10.2 This Agreement constitutes the entire agreement between Dealer and Deep Blue and supersedes any other oral or written communications, agreements or representations with respect to its subject matter. No addition to or modification of this Agreement shall be effective unless it is in writing and signed by Dealer and Deep Blue.

10.3 No delay or failure on the part of either party to exercise or to enforce any right given to it by this Agreement or at law, or any custom or practice of Dealer and/or Deep Blue at variance with the terms of this Agreement shall constitute a waiver of either Dealer’s or Deep Blue’ respective rights under this Agreement or operate so as to prevent the exercise or enforcement of any such right at any time.

10.4 If any provision of this Agreement is held to be invalid or unenforceable, in whole or in part, that provision or part shall to that extent be deemed not to form part of this Agreement.

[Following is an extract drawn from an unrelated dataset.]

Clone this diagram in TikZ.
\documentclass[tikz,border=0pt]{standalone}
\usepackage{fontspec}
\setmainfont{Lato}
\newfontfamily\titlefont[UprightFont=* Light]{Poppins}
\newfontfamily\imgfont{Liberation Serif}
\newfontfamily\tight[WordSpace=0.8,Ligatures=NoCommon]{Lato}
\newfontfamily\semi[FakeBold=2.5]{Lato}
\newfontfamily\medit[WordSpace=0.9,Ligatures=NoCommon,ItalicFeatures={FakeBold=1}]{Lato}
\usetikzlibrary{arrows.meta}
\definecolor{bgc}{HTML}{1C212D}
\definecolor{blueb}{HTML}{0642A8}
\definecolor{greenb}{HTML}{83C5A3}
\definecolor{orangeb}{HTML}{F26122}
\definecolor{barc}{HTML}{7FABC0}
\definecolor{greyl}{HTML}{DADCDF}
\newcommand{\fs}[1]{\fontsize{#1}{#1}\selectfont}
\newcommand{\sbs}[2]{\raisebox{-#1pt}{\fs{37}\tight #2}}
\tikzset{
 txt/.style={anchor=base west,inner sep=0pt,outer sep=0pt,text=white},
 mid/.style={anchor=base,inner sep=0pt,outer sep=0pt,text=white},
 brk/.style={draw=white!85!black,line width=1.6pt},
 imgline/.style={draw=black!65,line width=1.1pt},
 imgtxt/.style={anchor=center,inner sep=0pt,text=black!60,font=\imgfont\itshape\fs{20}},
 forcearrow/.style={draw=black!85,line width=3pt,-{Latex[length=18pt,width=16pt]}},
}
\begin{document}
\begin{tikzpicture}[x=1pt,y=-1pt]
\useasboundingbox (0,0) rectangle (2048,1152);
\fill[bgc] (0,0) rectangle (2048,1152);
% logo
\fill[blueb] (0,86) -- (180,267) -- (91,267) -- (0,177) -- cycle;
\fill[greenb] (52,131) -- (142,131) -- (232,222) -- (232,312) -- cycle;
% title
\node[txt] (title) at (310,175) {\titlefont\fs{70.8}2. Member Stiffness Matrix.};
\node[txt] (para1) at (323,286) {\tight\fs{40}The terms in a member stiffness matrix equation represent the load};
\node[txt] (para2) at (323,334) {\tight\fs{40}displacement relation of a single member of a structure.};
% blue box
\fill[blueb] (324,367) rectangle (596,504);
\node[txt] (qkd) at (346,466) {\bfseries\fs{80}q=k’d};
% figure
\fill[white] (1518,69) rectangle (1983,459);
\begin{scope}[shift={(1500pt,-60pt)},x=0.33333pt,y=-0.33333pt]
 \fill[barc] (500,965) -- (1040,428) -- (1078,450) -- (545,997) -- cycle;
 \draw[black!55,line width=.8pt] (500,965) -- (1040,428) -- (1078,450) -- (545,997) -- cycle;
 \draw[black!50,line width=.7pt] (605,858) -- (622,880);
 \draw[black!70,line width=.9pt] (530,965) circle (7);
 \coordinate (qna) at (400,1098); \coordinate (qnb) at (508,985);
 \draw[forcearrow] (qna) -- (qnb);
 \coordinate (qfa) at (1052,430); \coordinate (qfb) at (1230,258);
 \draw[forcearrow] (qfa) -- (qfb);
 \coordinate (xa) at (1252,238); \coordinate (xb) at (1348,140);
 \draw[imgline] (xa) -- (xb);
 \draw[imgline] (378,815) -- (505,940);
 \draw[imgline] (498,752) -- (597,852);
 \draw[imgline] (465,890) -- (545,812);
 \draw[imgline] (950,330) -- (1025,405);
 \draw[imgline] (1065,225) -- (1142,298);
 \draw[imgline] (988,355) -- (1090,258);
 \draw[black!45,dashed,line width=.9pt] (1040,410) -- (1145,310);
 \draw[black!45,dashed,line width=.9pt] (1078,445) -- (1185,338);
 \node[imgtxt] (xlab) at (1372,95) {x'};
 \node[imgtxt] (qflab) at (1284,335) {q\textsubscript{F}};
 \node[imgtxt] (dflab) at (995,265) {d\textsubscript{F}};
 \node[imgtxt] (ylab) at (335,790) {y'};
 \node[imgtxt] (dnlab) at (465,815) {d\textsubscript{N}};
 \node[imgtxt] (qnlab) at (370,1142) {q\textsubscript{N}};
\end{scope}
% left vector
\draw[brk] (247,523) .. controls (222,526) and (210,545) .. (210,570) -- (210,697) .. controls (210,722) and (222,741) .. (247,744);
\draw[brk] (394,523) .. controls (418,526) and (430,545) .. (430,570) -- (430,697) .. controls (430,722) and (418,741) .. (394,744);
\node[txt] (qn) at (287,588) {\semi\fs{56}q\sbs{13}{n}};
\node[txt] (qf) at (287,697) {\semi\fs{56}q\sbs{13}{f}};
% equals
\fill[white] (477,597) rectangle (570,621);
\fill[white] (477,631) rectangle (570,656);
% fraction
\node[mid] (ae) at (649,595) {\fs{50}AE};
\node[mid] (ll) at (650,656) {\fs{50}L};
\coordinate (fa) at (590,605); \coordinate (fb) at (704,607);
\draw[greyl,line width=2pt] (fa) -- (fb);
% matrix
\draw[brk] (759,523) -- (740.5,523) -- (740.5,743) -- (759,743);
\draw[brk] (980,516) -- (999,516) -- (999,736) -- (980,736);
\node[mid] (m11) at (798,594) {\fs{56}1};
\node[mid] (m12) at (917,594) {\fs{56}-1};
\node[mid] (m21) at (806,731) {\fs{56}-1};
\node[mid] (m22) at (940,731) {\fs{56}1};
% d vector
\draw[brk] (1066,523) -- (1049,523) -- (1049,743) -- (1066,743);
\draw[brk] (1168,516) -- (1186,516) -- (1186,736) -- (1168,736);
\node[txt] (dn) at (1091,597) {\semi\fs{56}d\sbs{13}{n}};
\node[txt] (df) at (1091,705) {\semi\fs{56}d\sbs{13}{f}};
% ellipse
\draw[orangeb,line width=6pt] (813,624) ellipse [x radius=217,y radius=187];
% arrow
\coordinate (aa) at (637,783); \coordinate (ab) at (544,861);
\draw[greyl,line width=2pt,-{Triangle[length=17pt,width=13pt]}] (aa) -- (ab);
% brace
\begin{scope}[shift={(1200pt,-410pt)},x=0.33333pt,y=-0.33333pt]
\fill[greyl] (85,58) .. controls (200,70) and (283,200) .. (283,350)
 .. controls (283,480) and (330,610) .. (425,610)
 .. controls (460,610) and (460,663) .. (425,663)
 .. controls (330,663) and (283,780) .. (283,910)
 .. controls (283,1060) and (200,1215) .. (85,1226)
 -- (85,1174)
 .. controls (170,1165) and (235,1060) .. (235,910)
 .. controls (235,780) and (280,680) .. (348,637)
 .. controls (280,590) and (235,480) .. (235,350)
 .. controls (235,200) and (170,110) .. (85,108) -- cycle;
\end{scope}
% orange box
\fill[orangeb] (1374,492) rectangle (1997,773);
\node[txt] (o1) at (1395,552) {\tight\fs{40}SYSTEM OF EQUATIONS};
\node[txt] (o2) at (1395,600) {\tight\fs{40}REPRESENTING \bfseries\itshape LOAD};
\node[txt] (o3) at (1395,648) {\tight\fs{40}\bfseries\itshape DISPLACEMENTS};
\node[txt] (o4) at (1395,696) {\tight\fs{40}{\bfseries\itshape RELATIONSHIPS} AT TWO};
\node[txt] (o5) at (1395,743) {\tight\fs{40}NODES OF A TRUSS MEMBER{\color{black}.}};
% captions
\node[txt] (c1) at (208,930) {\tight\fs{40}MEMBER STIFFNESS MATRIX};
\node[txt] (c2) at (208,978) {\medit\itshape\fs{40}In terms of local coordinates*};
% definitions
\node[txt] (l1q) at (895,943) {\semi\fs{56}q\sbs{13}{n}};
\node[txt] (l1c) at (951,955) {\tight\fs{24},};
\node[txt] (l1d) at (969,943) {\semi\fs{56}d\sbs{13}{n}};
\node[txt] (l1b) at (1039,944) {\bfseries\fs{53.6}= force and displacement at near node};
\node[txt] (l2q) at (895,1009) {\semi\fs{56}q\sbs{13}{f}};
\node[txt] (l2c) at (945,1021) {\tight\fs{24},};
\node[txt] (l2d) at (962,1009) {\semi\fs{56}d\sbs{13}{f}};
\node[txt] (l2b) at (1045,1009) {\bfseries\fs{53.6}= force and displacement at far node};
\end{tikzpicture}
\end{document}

However, the validity and enforceability of the remainder of this Agreement shall not be affected.

10.5 Dealer may not assign the whole or any part of this Agreement or the Licence. Deep Blue may assign the whole or any part of the burden or benefit of this Agreement without restriction.

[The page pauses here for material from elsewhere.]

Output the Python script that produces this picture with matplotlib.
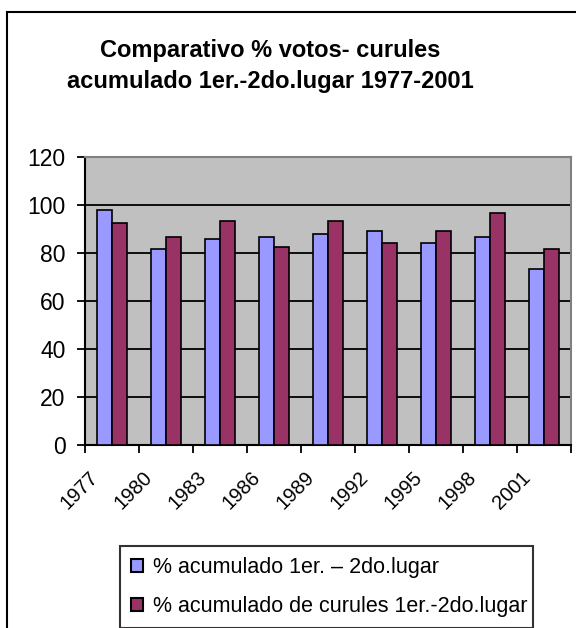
import matplotlib
matplotlib.use("Agg")
import matplotlib.pyplot as plt
import numpy as np
from matplotlib.patches import Rectangle

years = ["1977", "1980", "1983", "1986", "1989", "1992", "1995", "1998", "2001"]
votos = [98.0, 81.7, 85.7, 86.5, 88.0, 89.2, 84.0, 86.5, 73.3]
curules = [92.3, 86.5, 93.3, 82.3, 93.2, 84.0, 89.2, 96.7, 81.7]
series1_label = "% acumulado 1er. – 2do.lugar"
series2_label = "% acumulado de curules 1er.-2do.lugar"
title = "Comparativo % votos- curules\nacumulado 1er.-2do.lugar 1977-2001"

plt.rcParams['font.family'] = ['Liberation Sans', 'DejaVu Sans']

W, H = 576, 628
fig = plt.figure(figsize=(W / 100, H / 100), dpi=100)

# outer chart frame
fig.patches.append(Rectangle((7 / W, -0.1), 1.2, (H - 12) / H + 0.1,
                             transform=fig.transFigure, fill=False,
                             edgecolor='black', linewidth=1.5))

ax = fig.add_axes([85 / W, (H - 445) / H, 486 / W, 288 / H])
ax.set_facecolor('#C0C0C0')

x = np.arange(len(votos))
bw = 0.28
ax.bar(x - bw / 2, votos, bw, color='#9999FF', edgecolor='black', linewidth=1.2,
       label=series1_label, zorder=3)
ax.bar(x + bw / 2, curules, bw, color='#993366', edgecolor='black', linewidth=1.2,
       label=series2_label, zorder=3)

ax.set_ylim(0, 120)
ax.set_xlim(-0.5, len(votos) - 0.5)
ax.set_yticks(np.arange(0, 121, 20))
ax.yaxis.grid(True, color='black', linewidth=1.3, zorder=1)
ax.set_axisbelow(True)

# major ticks at category boundaries (marks only)
ax.set_xticks(np.arange(-0.5, len(votos) + 0.5, 1.0))
ax.set_xticklabels([""] * (len(votos) + 1))
# labels on minor ticks, slightly shifted so rotated text ends near each boundary
ax.set_xticks(np.arange(len(years)) - 0.5 + 0.07, minor=True)
ax.set_xticklabels(years, minor=True, rotation=45, ha='right', va='top',
                   rotation_mode='anchor', fontsize=14.5)
ax.tick_params(axis='x', which='minor', length=0, pad=16.5)
ax.tick_params(axis='both', which='major', direction='out', length=6, width=1.3, color='black')
ax.tick_params(axis='y', labelsize=16.5, pad=8)

for s in ['left', 'bottom']:
    ax.spines[s].set_color('black')
    ax.spines[s].set_linewidth(1.5)
for s in ['top', 'right']:
    ax.spines[s].set_color('#808080')
    ax.spines[s].set_linewidth(1.5)

fig.text(270 / W, 1 - 66 / H, title, ha='center', va='center', fontsize=17,
         fontweight='bold', linespacing=1.45)

leg = fig.legend(loc='upper left', bbox_to_anchor=(120 / W, 1 - 546 / H - 0.01, (533 - 120) / W, 0.01),
                 mode='expand', fontsize=15.5, frameon=True, fancybox=False,
                 handlelength=0.56, handleheight=0.56, handletextpad=0.45,
                 borderpad=0.5, labelspacing=0.85, borderaxespad=0)
leg.get_frame().set_edgecolor('black')
leg.get_frame().set_linewidth(1.5)
for h in leg.legend_handles:
    h.set_linewidth(1.5)

fig.savefig("out.png", dpi=100)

10.6 This Agreement shall be governed by and construed in accordance with English law and Dealer and Deep Blue submit to the non-exclusive jurisdiction of the English courts.


Schedule


Pacific Product Description

The Pacific Dealer Management System is designed to help in the day to day running of a modern motorcycle dealership, taking on many responsibilities which otherwise would be carried on by the dealer.

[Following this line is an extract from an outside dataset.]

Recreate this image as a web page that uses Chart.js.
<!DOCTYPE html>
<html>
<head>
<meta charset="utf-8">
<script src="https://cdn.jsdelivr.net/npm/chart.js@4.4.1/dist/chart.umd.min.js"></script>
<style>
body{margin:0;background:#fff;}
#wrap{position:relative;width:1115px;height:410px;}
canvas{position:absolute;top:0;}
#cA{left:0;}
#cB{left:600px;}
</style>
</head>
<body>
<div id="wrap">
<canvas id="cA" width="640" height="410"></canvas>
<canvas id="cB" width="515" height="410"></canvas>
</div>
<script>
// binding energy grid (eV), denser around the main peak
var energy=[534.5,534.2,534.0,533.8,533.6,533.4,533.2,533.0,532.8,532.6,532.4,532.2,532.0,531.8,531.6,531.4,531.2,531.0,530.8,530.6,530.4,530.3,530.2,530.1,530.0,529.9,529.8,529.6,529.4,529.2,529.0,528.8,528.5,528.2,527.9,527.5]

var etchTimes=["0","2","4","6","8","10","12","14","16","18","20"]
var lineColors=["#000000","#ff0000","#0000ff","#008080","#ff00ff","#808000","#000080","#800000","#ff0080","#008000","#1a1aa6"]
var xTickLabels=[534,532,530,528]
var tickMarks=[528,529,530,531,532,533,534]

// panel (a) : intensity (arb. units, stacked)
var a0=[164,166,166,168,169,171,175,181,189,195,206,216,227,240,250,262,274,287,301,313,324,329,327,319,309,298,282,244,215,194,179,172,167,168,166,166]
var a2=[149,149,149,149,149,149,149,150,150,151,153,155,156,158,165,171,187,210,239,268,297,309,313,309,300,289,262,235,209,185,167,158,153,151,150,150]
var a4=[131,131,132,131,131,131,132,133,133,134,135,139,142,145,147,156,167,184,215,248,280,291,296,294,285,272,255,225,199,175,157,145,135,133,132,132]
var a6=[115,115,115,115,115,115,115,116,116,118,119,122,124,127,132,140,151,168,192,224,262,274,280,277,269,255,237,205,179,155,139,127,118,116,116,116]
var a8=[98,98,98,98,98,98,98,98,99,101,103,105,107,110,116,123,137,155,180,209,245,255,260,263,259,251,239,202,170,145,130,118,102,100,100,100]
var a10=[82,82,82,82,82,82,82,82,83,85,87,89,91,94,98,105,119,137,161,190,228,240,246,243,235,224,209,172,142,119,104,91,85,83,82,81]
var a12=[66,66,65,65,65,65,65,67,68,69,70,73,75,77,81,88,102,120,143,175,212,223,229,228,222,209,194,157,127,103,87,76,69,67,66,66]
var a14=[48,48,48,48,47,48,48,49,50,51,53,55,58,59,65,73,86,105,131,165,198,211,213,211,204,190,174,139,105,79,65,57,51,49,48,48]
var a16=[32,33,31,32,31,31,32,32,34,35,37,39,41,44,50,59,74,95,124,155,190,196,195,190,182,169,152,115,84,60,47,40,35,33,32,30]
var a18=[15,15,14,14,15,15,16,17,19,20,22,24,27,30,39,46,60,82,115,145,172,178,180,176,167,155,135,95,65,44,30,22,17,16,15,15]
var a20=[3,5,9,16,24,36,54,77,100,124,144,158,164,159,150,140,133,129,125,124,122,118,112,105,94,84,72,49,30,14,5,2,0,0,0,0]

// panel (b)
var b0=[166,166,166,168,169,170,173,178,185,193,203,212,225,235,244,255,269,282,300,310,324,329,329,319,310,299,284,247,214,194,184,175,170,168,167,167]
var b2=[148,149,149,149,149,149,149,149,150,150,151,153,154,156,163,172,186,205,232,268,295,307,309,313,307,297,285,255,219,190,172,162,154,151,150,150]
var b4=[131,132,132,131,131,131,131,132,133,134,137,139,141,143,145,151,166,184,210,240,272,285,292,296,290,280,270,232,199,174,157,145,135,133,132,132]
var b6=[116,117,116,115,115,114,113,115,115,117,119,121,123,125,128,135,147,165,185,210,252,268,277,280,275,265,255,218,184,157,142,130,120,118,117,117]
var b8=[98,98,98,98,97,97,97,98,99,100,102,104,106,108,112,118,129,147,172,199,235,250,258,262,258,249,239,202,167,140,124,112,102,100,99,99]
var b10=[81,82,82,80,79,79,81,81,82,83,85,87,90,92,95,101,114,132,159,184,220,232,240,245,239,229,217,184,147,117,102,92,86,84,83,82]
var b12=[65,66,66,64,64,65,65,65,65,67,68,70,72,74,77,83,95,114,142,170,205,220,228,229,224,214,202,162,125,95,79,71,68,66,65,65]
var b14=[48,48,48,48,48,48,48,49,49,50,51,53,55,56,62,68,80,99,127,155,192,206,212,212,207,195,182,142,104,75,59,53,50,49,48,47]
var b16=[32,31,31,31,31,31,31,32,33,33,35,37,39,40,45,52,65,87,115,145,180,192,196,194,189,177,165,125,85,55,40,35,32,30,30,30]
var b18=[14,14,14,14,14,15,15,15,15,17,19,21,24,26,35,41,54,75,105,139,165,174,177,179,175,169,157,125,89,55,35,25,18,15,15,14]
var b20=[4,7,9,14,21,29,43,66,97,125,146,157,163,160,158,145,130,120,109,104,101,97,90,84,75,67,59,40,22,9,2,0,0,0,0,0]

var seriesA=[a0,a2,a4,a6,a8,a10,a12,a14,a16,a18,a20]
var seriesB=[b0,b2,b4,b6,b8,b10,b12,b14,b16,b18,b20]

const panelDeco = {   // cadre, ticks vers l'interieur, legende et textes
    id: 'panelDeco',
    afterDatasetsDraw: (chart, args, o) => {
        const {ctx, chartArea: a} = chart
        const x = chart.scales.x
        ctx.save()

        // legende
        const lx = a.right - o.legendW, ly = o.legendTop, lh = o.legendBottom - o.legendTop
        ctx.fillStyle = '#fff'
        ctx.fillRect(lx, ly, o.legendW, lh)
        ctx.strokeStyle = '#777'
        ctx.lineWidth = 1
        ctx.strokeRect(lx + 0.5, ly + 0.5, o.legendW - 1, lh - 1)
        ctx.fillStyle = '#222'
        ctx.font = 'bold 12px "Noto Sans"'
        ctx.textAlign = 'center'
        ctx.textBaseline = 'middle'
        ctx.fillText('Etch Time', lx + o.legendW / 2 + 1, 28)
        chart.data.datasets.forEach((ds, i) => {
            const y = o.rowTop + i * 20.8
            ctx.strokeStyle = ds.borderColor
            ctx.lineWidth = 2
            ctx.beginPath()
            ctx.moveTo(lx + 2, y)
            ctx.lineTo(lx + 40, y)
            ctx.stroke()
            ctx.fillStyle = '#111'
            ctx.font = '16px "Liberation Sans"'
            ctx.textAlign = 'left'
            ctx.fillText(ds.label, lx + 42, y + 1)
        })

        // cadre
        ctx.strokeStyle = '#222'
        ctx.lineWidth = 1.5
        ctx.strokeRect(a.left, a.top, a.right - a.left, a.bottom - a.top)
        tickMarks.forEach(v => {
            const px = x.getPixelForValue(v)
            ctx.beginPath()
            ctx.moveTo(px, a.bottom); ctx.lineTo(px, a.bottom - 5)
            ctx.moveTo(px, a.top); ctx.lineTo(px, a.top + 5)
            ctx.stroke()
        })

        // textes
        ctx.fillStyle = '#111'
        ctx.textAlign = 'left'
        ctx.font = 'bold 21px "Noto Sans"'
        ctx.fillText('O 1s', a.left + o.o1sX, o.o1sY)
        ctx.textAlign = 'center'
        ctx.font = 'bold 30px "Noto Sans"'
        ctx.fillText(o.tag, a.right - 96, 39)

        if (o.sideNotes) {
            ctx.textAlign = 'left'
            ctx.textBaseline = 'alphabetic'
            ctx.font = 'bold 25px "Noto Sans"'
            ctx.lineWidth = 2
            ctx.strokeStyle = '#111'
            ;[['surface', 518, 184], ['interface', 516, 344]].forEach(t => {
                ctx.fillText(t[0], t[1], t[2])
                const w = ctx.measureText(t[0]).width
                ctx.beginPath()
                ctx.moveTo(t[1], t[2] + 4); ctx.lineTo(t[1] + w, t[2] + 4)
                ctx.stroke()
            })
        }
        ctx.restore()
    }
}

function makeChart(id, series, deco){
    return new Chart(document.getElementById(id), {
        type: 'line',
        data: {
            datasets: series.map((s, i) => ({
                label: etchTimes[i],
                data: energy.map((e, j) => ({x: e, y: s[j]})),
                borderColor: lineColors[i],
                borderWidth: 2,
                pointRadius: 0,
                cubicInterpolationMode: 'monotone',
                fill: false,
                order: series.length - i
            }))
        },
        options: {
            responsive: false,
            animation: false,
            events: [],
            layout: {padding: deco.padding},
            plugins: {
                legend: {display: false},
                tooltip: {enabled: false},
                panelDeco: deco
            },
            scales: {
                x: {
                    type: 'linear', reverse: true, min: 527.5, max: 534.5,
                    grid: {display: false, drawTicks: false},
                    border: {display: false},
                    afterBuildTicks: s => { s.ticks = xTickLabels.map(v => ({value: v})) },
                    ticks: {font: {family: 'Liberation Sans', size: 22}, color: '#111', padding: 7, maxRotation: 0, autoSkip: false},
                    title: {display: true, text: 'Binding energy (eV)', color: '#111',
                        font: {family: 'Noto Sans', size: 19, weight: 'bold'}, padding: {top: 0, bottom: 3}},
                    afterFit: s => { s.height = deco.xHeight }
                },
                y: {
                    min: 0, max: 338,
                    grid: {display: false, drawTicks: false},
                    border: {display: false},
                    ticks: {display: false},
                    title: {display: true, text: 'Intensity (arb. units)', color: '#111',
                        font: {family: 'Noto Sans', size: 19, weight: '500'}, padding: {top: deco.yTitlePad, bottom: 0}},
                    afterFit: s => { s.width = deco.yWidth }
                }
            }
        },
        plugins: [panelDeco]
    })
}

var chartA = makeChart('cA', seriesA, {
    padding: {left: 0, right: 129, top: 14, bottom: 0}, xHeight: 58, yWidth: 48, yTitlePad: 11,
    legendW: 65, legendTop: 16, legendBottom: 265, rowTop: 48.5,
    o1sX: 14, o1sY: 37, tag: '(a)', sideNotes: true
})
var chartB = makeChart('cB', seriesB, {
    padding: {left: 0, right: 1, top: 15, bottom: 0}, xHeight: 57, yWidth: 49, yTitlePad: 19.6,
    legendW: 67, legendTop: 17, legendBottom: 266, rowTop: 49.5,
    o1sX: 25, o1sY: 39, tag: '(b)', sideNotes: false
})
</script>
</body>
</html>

Pacific covers the four key aspects of a Motorcycle Dealers Business. The sections are as follows:

Counter Sales/Point of Sale
Vehicle Sales/Purchases
Workshop
Stock/Order Management.
In addition to these sections Pacific also maintains customer and motorcycle records including complete transaction histories.

Point Of Sale

Pacific provides the facility to quickly sell parts over the counter, generating an invoice/receipt and reducing stock levels/ordering parts as required.

Vehicle Sales/Purchases

Pacific allows Motorcycles to be bought or sold through the system, recording: sale price, mileage, accessories/extra’s and insurance cost details. On second hand machine sales Pacific can also calculate the VAT payable using the special second hand vehicle scheme.

Workshop

Pacific maintains full service histories for all motorcycles in its database, allowing the user to generate job sheets and invoices.

Stock

Pacific maintains accurate stock records and provides the functionality to automatically re-order stock when and as required. Users can also add new product lines or alter existing lines.

Customer Database

Customer’s name, address and telephone numbers can be retrieved and stored via Pacific’s comprehensive search facilities.

Orders

Pacific manages all orders from various suppliers allow you to start new orders and monitor outstanding orders.

Transaction Records

Pacific also provides facilities for the following transactions: Invoice, Pro-Forma Invoice, Mail Order, Service, Estimates, Estimate Repairs, MOT, Machine Purchase, Machine Sales. Each transaction is recorded with the paying customers name allowing you to review transaction histories at will.